* **Problem to solve**
Reproduce, character for character, the lines below from the first through the one with "from matplotlib.patches import Rectangle". Leave pictures out.

* **Recorded data**

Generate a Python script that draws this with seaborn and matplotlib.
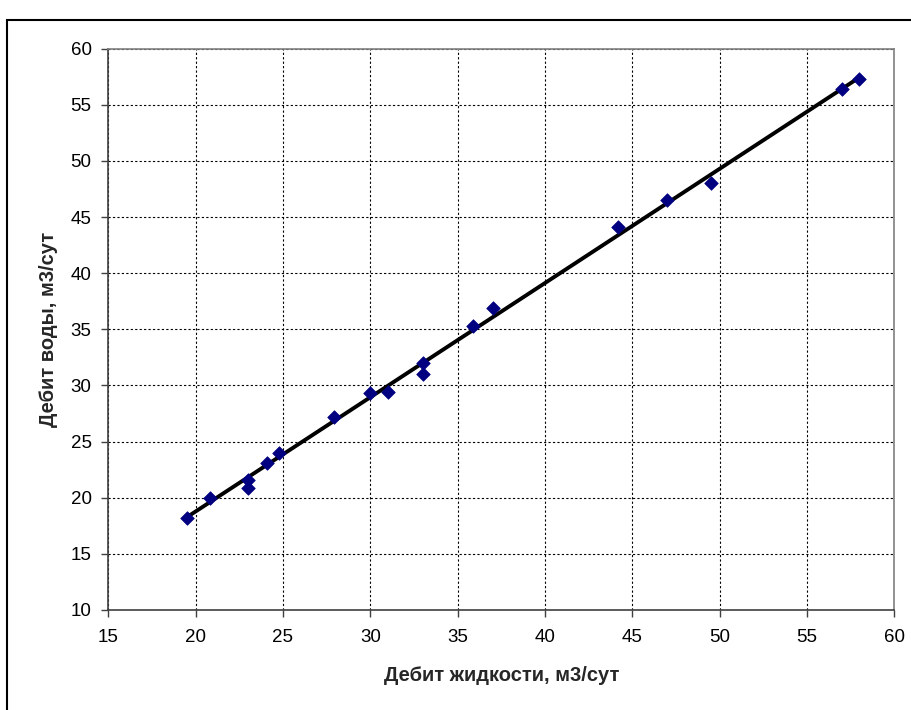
import matplotlib
matplotlib.use("Agg")
import matplotlib.pyplot as plt
import seaborn as sns
import pandas as pd
from matplotlib.patches import Rectangle

liquid_rate = [19.5, 20.8, 23.0, 23.0, 24.1, 24.8, 27.9, 30.0, 31.0, 33.0, 33.0,
               35.9, 37.0, 44.2, 47.0, 49.5, 57.0, 58.0]
water_rate = [18.2, 20.0, 21.6, 20.9, 23.1, 24.0, 27.2, 29.3, 29.4, 32.0, 31.0,
              35.3, 36.9, 44.1, 46.5, 48.0, 56.4, 57.3]
x_ticks = [15, 20, 25, 30, 35, 40, 45, 50, 55, 60]
y_ticks = [10, 15, 20, 25, 30, 35, 40, 45, 50, 55, 60]
x_label = "Дебит жидкости, м3/сут"
y_label = "Дебит воды, м3/сут"

df = pd.DataFrame({"x": liquid_rate, "y": water_rate})

sns.set_style("white")
plt.rcParams['font.family'] = ['Liberation Sans', 'DejaVu Sans']

fig = plt.figure(figsize=(9.12, 7.10), dpi=100)
ax = fig.add_axes([108.3/912, 1 - 610/710, (894.3-108.3)/912, (610-48.7)/710])

sns.regplot(data=df, x="x", y="y", ax=ax, scatter=False, ci=None, truncate=True,
            line_kws=dict(color="black", lw=2.8, zorder=3))
sns.scatterplot(data=df, x="x", y="y", ax=ax, marker="D", s=48, color="#000080",
                edgecolor="#000080", linewidth=0.5, zorder=4)

ax.set_xlim(15, 60)
ax.set_ylim(10, 60)
ax.set_xticks(x_ticks)
ax.set_yticks(y_ticks)
ax.grid(True, color="black", linestyle=(0, (2, 2)), linewidth=0.8)
ax.set_axisbelow(True)

for s in ["top", "right"]:
    ax.spines[s].set_color("#808080")
    ax.spines[s].set_linewidth(1.2)
for s in ["left", "bottom"]:
    ax.spines[s].set_color("#404040")
    ax.spines[s].set_linewidth(1.2)

ax.tick_params(axis="both", direction="out", length=5, width=1, color="#404040",
               labelsize=13.5, labelcolor="black", bottom=True, left=True)
ax.tick_params(axis="x", pad=9)
ax.tick_params(axis="y", pad=7)

ax.set_xlabel(x_label, fontsize=14.5, fontweight="bold", labelpad=14)
ax.set_ylabel(y_label, fontsize=14.5, fontweight="bold", labelpad=9)

fig.patches.append(Rectangle((7/912, -0.1), 1.2, 1 - 20/710 + 0.1, transform=fig.transFigure,
                             fill=False, edgecolor="black", linewidth=1.5))

fig.savefig("out.png", dpi=100)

* **Answer to the problem**
Generate a Python script that draws this with seaborn and matplotlib.
import matplotlib
matplotlib.use("Agg")
import matplotlib.pyplot as plt
import seaborn as sns
import pandas as pd
from matplotlib.patches import Rectangle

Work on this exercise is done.